Re: [PATCH] PCI: vmd: Do not disable MSI-X remapping in VMD 28C0 controller
From: Keith Busch
Date: Thu Feb 09 2023 - 19:47:47 EST
On Thu, Feb 09, 2023 at 04:57:59PM -0700, Patel, Nirmal wrote:
> On 2/9/2023 4:05 PM, Keith Busch wrote:
> > On Tue, Feb 07, 2023 at 01:32:20PM -0700, Patel, Nirmal wrote:
> >> On 2/6/2023 8:18 PM, Xinghui Li wrote:
> >>> Keith Busch <kbusch@xxxxxxxxxx> 于2023年2月7日周二 02:28写道:
> >>>> I suspect bypass is the better choice if "num_active_cpus() > pci_msix_vec_count(vmd->dev)".
> >>> For this situation, My speculation is that the PCIE nodes are
> >>> over-mounted and not just because of the CPU to Drive ratio.
> >>> We considered designing online nodes, because we were concerned that
> >>> the IO of different chunk sizes would adapt to different MSI-X modes.
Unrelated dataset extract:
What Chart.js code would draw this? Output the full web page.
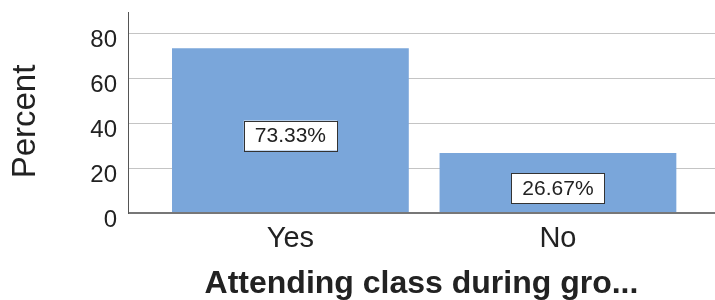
<!DOCTYPE html>
<html>
<head>
<meta charset="utf-8">
<script src="https://cdn.jsdelivr.net/npm/chart.js@4.4.1/dist/chart.umd.min.js"></script>
<style>
    html, body { margin: 0; padding: 0; background: #fff; }
    #wrap { width: 715px; height: 300px; position: relative; }
</style>
</head>
<body>
<div id="wrap"><canvas id="percentChart"></canvas></div>
<script>
const categories = ['Yes', 'No'];
const percentValues = [73.33, 26.67];
const percentLabels = ['73.33%', '26.67%'];
const yTicks = [0, 20, 40, 60, 80];
const xTitle = 'Attending class during gro...';
const yTitle = 'Percent';

const FONT = '"Liberation Sans", Arial, Helvetica, sans-serif';
const TEXT = '#222';

// boxed value labels drawn in the middle of each bar
const boxLabels = {
    id: 'boxLabels',
    afterDatasetsDraw(chart) {
        const ctx = chart.ctx;
        const yScale = chart.scales.y;
        const meta = chart.getDatasetMeta(0);
        ctx.save();
        ctx.font = '21px ' + FONT;
        ctx.textAlign = 'center';
        ctx.textBaseline = 'middle';
        meta.data.forEach((bar, i) => {
            const text = percentLabels[i];
            const cy = yScale.getPixelForValue(percentValues[i] / 2) + 5;
            const w = ctx.measureText(text).width + 22;
            const h = 30;
            ctx.fillStyle = '#fff';
            ctx.fillRect(bar.x - w / 2, cy - h / 2, w, h);
            ctx.strokeStyle = '#333';
            ctx.lineWidth = 1;
            ctx.strokeRect(Math.round(bar.x - w / 2) + 0.5, Math.round(cy - h / 2) + 0.5, Math.round(w), h);
            ctx.fillStyle = TEXT;
            ctx.fillText(text, bar.x, cy + 1);
        });
        ctx.restore();
    }
};

// rotated y title, placed a little below the middle like the original
const yTitlePlugin = {
    id: 'yTitlePlugin',
    afterDraw(chart) {
        const ctx = chart.ctx;
        const area = chart.chartArea;
        ctx.save();
        ctx.translate(26, (area.top + area.bottom) / 2 + 9);
        ctx.rotate(-Math.PI / 2);
        ctx.font = '33px ' + FONT;
        ctx.fillStyle = TEXT;
        ctx.textAlign = 'center';
        ctx.textBaseline = 'middle';
        ctx.fillText(yTitle, 0, 0);
        ctx.restore();
    }
};

new Chart(document.getElementById('percentChart'), {
    type: 'bar',
    data: {
        datasets: [{
            data: percentValues.map((v, i) => ({ x: i, y: v })),
            backgroundColor: '#7aa6da',
            borderWidth: 0,
            categoryPercentage: 1,
            barPercentage: 0.885
        }]
    },
    options: {
        responsive: true,
        maintainAspectRatio: false,
        animation: false,
        layout: { padding: { top: 12, right: 0, left: 0, bottom: 0 } },
        plugins: {
            legend: { display: false },
            tooltip: { enabled: false }
        },
        scales: {
            x: {
                type: 'linear',
                offset: false,
                min: -0.607,
                max: 1.587,
                afterBuildTicks: (axis) => {
                    axis.ticks = categories.map((c, i) => ({ value: i }));
                },
                afterFit: (axis) => {
                    axis.height = 87;
                    axis.paddingLeft = 0;
                    axis.paddingRight = 0;
                },
                grid: { display: false, drawTicks: false },
                border: { display: false },
                ticks: {
                    padding: 9,
                    color: TEXT,
                    font: { family: FONT, size: 29 },
                    callback: (v) => categories[v]
                },
                title: {
                    display: true,
                    text: xTitle,
                    color: TEXT,
                    padding: { top: 0, bottom: 0 },
                    font: { family: FONT, size: 32, weight: 'bold', lineHeight: 1 }
                }
            },
            y: {
                min: 0,
                max: 89.4,
                afterBuildTicks: (axis) => {
                    axis.ticks = yTicks.map((v) => ({ value: v }));
                },
                afterFit: (axis) => {
                    axis.width = 128;
                    axis.paddingTop = 0;
                    axis.paddingBottom = 0;
                },
                grid: {
                    drawTicks: false,
                    color: (c) => (c.tick && c.tick.value === 0 ? '#777' : '#c4c4c4'),
                    lineWidth: (c) => (c.tick && c.tick.value === 0 ? 2 : 1)
                },
                border: { display: true, color: '#555', width: 1 },
                ticks: {
                    padding: 11,
                    labelOffset: 7,
                    color: TEXT,
                    font: { family: FONT, size: 24 }
                }
            }
        }
    },
    plugins: [boxLabels, yTitlePlugin]
});
</script>
</body>
</html>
> >>> I privately think that it may be logically complicated if programmatic
> >>> judgments are made.
> >> Also newer CPUs have more MSIx (128) which means we can still have
> >> better performance without bypass. It would be better if user have
> >> can chose module parameter based on their requirements. Thanks.
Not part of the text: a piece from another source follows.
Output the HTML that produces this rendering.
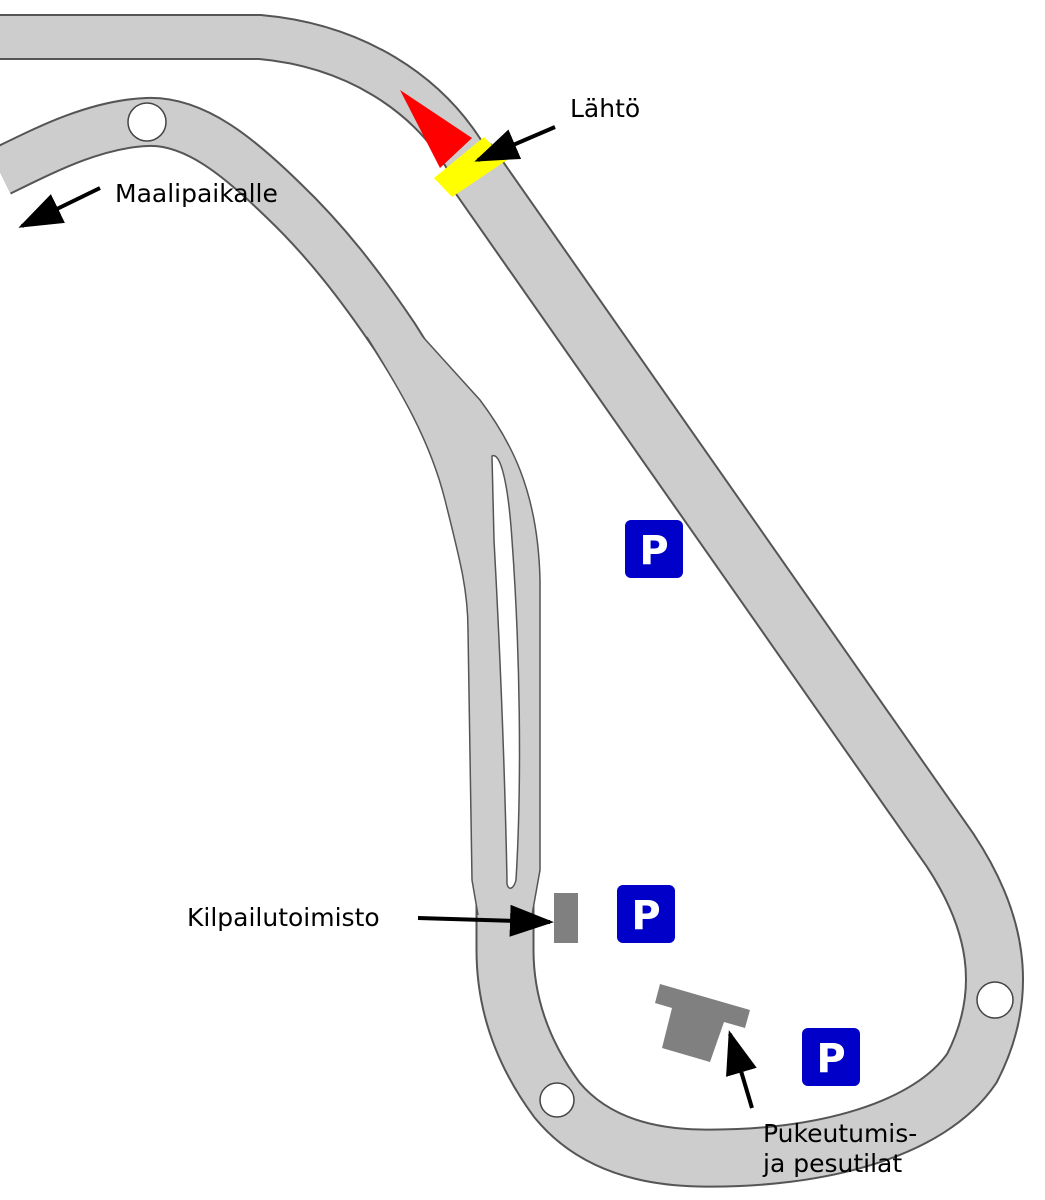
<!DOCTYPE html>
<html><head><meta charset="utf-8"><style>
html,body{margin:0;padding:0;background:#fff;}
svg{display:block;}
.t{font-family:"DejaVu Sans","Liberation Sans",sans-serif;font-size:25px;fill:#000;}
.p{font-family:"DejaVu Sans","Liberation Sans",sans-serif;font-size:40px;font-weight:bold;fill:#fff;}
</style></head><body>
<svg width="1045" height="1200" viewBox="0 0 1045 1200">
<defs><marker id="ah" markerWidth="11" markerHeight="8" refX="10" refY="4" orient="auto" markerUnits="strokeWidth"><path d="M0,0 L11,4 L0,8 Z" fill="#000"/></marker></defs>
<g fill="none" stroke="#555">
<path d="M0 37 L260 37 C350 45 430 90 472 168" stroke-width="46"/>
<path d="M467 160 L950 850 C995 918 1012 990 972 1068 C930 1130 820 1160 700 1158 C640 1157 590 1140 557 1100 C520 1050 505 1000 505 950 L505 890" stroke-width="59"/>
<path d="M425 385 L395 337 C360 285 325 240 283 200 C240 158 195 120 147 122 C95 124 45 150 0 172" stroke-width="50"/>
</g>
<g fill="none" stroke="#cdcdcd">
<path d="M0 37 L260 37 C350 45 430 90 472 168" stroke-width="42"/>
<path d="M467 160 L950 850 C995 918 1012 990 972 1068 C930 1130 820 1160 700 1158 C640 1157 590 1140 557 1100 C520 1050 505 1000 505 950 L505 890" stroke-width="55"/>
<path d="M425 385 L395 337 C360 285 325 240 283 200 C240 158 195 120 147 122 C95 124 45 150 0 172" stroke-width="46"/>
</g>
<path d="M367 337 C400 390 430 440 445 500 C460 560 468 590 468 630 L472 880 L478 915 L532 915 L540 870 L540 580 C538 490 510 440 480 400 L423 337 Z" fill="#cdcdcd"/>
<g fill="none" stroke="#555" stroke-width="1.5">
<path d="M367 337 C400 390 430 440 445 500 C460 560 468 590 468 630 L472 880 L478 915"/>
<path d="M423 337 L480 400 C510 440 538 490 540 580 L540 870 L532 915"/>
</g>
<path d="M492 456 C500 452 508 480 512 540 C520 650 522 780 516 880 C513 892 506 890 507 880 C505 780 500 650 494 540 Z" fill="#fff" stroke="#555" stroke-width="1.5"/>
<circle cx="147" cy="122" r="19" fill="#fff" stroke="#444" stroke-width="1.5"/>
<circle cx="557" cy="1100" r="17" fill="#fff" stroke="#444" stroke-width="1.5"/>
<circle cx="995" cy="1000" r="18" fill="#fff" stroke="#444" stroke-width="1.5"/>
<polygon points="400,90 472,138 440,168" fill="#f00"/>
<polygon points="434,178 484,137 507,160 452,197" fill="#ff0"/>
<rect x="554" y="893" width="24" height="50" fill="#808080"/>
<polygon points="660,984 750,1010 745,1028 724,1022 710,1062 662,1048 672,1008 655,1003" fill="#808080"/>
<g fill="#0000c8">
<rect x="625" y="520" width="58" height="58" rx="6"/>
<rect x="617" y="885" width="58" height="58" rx="6"/>
<rect x="802" y="1028" width="58" height="58" rx="6"/>
</g>
<text class="p" x="654" y="564" text-anchor="middle">P</text>
<text class="p" x="646" y="929" text-anchor="middle">P</text>
<text class="p" x="831" y="1072" text-anchor="middle">P</text>
<g stroke="#000" stroke-width="4" marker-end="url(#ah)">
<line x1="555" y1="127" x2="478" y2="160"/>
<line x1="100" y1="188" x2="22" y2="226"/>
<line x1="418" y1="918" x2="550" y2="922"/>
<line x1="752" y1="1108" x2="730" y2="1034"/>
</g>
<text class="t" x="570" y="117">Lähtö</text>
<text class="t" x="115" y="202">Maalipaikalle</text>
<text class="t" x="187" y="926">Kilpailutoimisto</text>
<text class="t" x="763" y="1142">Pukeutumis-</text>
<text class="t" x="763" y="1172">ja pesutilat</text>
</svg>
</body></html>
> > So what? More vectors just pushes the threshold to when bypass becomes
> > relevant, which is exactly why I suggested it. There has to be an empirical
> > answer to when bypass beats muxing. Why do you want a user tunable if there's a
> > verifiable and automated better choice?
>
> Make sense about the automated choice. I am not sure what is the exact
> tipping point. The commit message includes only two cases. one 1 drive
> 1 CPU and second 12 drives 6 CPU. Also performance gets worse from 8
> drives to 12 drives.
That configuration's storage performance overwhelms the CPU with interrupt
context switching. That problem probably inverts when your active CPU count
exceeds your VMD vectors because you'll be funnelling more interrupts into
fewer CPUs, leaving other CPUs idle.
> One the previous comments also mentioned something about FIO changing
> cpus_allowed; will there be an issue when VMD driver decides to bypass
> the remapping during the boot up, but FIO job changes the cpu_allowed?
No. Bypass mode uses managed interrupts for your nvme child devices, which sets
the best possible affinity.